A l’issue de la représentation d’Orphée et Eurydice du 31 mars, Marie-Agnès Gillot a quitté officiellement les ors du Palais Garnier. C’est une page qui se tourne, car Marie-Agnès Gillot était la dernière des étoiles en activité (si l’on excepte Eleonora Abbagnato qui est une « célébrité » en Italie) à avoir une petite notoriété auprès d’un public dépassant les amateurs de danse, au travers de ses incursions dans l’univers du show-business (les Enfoirés, des clips ou un télé-crochet consacré à la danse).
En tant que spectatrice, j’ai finalement peu de souvenirs de Marie-Agnès Gillot. Il y a la superbe Myrtha de la captation télévisée de Giselle avec Laetitia Pujol et Nicolas Le Riche en 2007, en plein dans une première décennie glorieuse des années 2000 où elle alterne les classiques et les créations.
Mon premier souvenir « en live », c’est Cendrillon à Noël 2011, pas forcément le plus grand ballet de Rudolf Noureev, mais un rôle qui doit trouver une résonance particulière chez celle dont le physique athlétique ne semble pas correspondre aux canons de la ballerine type. Un physique qui l’a également cantonnée à une carrière assez « solitaire » : je me faisais cette réflexion au moment des adieux, pour la plupart des ballerines, on les associe souvent à un ou des partenaires de prédilection. Marie-Agnès Gillot est soliste avant tout, et le dernier pas de deux d’Orphée et Eurydice, à contre-courant des lois du genre, est représentatif du rapport de MAG à ses partenaires.

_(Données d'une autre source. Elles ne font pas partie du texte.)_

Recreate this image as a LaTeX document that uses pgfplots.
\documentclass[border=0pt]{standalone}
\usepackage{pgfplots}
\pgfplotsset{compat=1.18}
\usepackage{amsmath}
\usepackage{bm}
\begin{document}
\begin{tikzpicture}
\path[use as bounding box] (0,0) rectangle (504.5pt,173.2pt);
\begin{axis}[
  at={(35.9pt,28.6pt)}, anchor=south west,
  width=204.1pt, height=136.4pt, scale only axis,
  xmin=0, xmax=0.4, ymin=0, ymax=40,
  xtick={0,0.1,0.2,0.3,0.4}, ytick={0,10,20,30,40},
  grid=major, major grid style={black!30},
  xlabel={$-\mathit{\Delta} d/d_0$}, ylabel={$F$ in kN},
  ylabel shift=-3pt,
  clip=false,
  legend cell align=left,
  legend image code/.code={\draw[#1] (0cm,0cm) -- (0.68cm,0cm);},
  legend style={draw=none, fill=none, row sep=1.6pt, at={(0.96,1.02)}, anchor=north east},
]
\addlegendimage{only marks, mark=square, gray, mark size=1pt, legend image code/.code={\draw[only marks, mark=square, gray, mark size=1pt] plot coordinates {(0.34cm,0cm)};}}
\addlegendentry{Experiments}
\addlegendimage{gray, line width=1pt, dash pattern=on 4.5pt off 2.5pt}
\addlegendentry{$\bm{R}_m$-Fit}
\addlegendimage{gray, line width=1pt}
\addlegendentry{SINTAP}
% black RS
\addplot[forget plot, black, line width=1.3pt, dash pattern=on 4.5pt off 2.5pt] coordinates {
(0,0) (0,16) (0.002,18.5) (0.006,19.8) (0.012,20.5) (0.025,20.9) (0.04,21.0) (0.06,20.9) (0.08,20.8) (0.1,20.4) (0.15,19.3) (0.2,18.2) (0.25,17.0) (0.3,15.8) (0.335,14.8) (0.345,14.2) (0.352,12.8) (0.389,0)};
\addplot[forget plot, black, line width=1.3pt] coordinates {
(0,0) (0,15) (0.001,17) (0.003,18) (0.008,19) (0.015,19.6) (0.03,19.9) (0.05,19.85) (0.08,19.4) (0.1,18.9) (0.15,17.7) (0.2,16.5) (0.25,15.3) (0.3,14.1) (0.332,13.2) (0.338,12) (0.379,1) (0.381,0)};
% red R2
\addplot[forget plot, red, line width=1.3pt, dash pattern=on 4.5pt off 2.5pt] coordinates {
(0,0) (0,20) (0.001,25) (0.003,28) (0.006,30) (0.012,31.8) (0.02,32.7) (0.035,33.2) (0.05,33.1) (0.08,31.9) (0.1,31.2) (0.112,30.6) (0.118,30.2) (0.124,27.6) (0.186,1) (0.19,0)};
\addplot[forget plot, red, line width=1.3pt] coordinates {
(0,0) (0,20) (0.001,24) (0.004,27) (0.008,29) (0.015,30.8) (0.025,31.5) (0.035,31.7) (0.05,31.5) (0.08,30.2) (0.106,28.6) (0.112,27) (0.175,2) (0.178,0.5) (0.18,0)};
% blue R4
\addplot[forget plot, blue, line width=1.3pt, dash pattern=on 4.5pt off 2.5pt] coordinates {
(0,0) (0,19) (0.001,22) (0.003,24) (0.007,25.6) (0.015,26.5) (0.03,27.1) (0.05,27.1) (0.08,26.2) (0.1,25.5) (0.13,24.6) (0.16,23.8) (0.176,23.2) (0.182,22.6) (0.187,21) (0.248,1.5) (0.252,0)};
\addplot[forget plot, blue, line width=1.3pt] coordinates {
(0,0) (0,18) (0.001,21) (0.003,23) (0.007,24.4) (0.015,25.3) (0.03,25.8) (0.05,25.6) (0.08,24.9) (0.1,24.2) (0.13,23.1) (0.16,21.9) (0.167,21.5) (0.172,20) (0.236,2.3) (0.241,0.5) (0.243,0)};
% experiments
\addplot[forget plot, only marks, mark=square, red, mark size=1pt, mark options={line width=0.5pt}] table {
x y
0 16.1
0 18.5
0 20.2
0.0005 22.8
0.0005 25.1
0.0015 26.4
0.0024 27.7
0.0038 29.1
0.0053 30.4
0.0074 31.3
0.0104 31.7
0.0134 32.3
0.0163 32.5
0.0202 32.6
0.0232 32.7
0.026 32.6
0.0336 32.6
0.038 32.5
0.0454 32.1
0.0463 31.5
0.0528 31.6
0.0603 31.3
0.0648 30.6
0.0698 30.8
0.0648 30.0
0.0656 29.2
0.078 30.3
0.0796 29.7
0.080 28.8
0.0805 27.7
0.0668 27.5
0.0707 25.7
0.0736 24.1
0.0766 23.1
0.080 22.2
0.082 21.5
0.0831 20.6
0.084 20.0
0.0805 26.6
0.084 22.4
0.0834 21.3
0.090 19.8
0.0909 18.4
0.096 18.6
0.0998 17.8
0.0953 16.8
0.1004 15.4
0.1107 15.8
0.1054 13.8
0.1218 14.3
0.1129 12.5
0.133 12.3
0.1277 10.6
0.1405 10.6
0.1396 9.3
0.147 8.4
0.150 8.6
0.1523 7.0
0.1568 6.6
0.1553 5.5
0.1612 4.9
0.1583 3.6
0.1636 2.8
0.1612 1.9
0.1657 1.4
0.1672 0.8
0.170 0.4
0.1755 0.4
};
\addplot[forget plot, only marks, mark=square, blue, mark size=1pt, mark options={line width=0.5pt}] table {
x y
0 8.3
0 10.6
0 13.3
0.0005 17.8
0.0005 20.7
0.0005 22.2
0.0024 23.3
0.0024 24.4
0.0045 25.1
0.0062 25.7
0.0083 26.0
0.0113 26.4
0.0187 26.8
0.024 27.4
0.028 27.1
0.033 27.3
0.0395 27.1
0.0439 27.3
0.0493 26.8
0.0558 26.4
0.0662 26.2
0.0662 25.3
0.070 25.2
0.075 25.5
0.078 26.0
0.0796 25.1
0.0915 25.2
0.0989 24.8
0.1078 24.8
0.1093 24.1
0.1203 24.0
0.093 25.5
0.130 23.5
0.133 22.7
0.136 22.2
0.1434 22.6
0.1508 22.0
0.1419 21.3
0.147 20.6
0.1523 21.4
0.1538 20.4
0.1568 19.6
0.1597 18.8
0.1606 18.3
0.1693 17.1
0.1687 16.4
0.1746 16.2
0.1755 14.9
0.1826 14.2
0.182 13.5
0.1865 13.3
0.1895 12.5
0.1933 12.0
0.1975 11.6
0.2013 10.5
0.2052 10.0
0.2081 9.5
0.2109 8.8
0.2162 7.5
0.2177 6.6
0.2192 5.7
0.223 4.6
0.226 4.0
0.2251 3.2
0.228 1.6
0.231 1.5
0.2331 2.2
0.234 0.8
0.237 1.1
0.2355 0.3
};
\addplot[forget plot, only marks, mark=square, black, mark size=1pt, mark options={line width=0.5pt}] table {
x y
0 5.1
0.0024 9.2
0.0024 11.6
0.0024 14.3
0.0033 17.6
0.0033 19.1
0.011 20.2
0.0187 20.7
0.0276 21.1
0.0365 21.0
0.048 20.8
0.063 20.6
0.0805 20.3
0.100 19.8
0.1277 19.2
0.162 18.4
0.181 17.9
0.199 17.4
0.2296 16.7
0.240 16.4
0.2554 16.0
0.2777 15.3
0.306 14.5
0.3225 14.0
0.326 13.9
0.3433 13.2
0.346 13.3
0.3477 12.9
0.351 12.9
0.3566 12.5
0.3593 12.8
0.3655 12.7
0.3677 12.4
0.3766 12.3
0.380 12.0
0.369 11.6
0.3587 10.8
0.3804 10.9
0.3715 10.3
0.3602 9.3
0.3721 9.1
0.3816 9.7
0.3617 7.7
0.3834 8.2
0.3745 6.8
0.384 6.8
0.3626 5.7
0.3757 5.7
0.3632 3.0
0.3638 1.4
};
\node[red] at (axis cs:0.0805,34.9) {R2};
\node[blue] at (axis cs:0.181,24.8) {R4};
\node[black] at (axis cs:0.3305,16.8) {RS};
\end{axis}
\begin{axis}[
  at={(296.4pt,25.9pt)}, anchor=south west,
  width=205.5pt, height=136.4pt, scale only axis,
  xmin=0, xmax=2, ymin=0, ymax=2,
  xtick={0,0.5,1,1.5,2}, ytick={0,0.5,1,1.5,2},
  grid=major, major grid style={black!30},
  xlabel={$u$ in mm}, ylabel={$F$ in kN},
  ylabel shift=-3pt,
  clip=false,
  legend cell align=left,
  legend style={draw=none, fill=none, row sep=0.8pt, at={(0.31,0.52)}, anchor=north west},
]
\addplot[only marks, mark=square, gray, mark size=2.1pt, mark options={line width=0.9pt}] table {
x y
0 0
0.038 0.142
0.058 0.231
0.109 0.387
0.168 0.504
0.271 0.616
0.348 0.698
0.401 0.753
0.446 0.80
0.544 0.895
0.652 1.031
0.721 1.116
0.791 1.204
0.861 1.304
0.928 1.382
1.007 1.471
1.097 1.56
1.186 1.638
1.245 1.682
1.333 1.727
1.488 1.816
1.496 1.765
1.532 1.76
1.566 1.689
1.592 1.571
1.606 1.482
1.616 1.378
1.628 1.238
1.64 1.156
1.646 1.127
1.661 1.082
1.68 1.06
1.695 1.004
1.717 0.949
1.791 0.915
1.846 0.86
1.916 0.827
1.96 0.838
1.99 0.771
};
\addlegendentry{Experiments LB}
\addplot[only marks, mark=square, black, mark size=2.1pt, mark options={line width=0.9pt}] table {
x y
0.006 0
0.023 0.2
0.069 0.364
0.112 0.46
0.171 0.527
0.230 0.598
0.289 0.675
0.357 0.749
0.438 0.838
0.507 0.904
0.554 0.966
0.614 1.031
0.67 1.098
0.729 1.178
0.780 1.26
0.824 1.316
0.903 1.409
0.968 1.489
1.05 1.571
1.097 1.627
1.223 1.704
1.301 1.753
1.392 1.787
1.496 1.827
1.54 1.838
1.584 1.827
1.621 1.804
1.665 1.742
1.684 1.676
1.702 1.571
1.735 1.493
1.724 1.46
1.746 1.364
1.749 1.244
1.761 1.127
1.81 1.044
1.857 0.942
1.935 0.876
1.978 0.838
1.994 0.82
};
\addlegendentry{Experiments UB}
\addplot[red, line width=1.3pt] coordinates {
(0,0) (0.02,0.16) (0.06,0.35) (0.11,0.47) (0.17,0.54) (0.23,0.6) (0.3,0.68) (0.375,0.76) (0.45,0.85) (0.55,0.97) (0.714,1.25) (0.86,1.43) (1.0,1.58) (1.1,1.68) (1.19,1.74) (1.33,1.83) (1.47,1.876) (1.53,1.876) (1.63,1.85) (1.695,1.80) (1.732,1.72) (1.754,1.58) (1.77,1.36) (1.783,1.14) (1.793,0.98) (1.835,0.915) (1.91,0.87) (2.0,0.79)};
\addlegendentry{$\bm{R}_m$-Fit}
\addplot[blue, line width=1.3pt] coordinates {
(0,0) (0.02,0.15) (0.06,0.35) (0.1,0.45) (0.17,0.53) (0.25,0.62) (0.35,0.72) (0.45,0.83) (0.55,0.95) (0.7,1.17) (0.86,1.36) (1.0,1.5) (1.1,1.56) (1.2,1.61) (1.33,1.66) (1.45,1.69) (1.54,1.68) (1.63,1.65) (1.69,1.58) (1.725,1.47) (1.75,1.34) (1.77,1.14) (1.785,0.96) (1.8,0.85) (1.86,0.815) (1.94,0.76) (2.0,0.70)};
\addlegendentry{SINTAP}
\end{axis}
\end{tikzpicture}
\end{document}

Les 5 dernières années, je ne l’ai vue que 11 fois dont 3 dans Orphée et Eurydice, contre plus d’une trentaine pour Karl Paquette qui est de la même génération. A croire que, hormis les chorégraphes invités qui la demandaient, la direction de la danse ne savait plus comment la distribuer. A part Orphée et Eurydice (qui est d’ailleurs plus le ballet d’Orphée), mes souvenirs d’elle, ce sont exclusivement des programmes mixtes, généralement contemporains, où elle assurait dix minutes d’apparition souvent spectaculaires, et comme ces soirées sont rarement celles qui laissent l’impression la plus durable dans l’esprit du spectateur, c’était un peu frustrant. Sans parler de son ultime série de Boléro qui laisse un sentiment mitigé.
Au final, durant cette fin de carrière à l’Opéra, la danseuse a, peut-être à tort, renvoyé l’image d’une danseuse un peu froide, sans faille, exécutant avec une perfection mécanique les mouvements défiant les lois de la physique imaginés par Wayne McGregor. Il a fallu attendre se adieux pour qu’elle me fasse verser ma première larme, en s’asseyant tout simplement sur le bord de la scène, quelques roses rouges et blanches, éparpillées autour d’elle, avant que son fils ne vienne la rejoindre pour une embrassade très émouvante.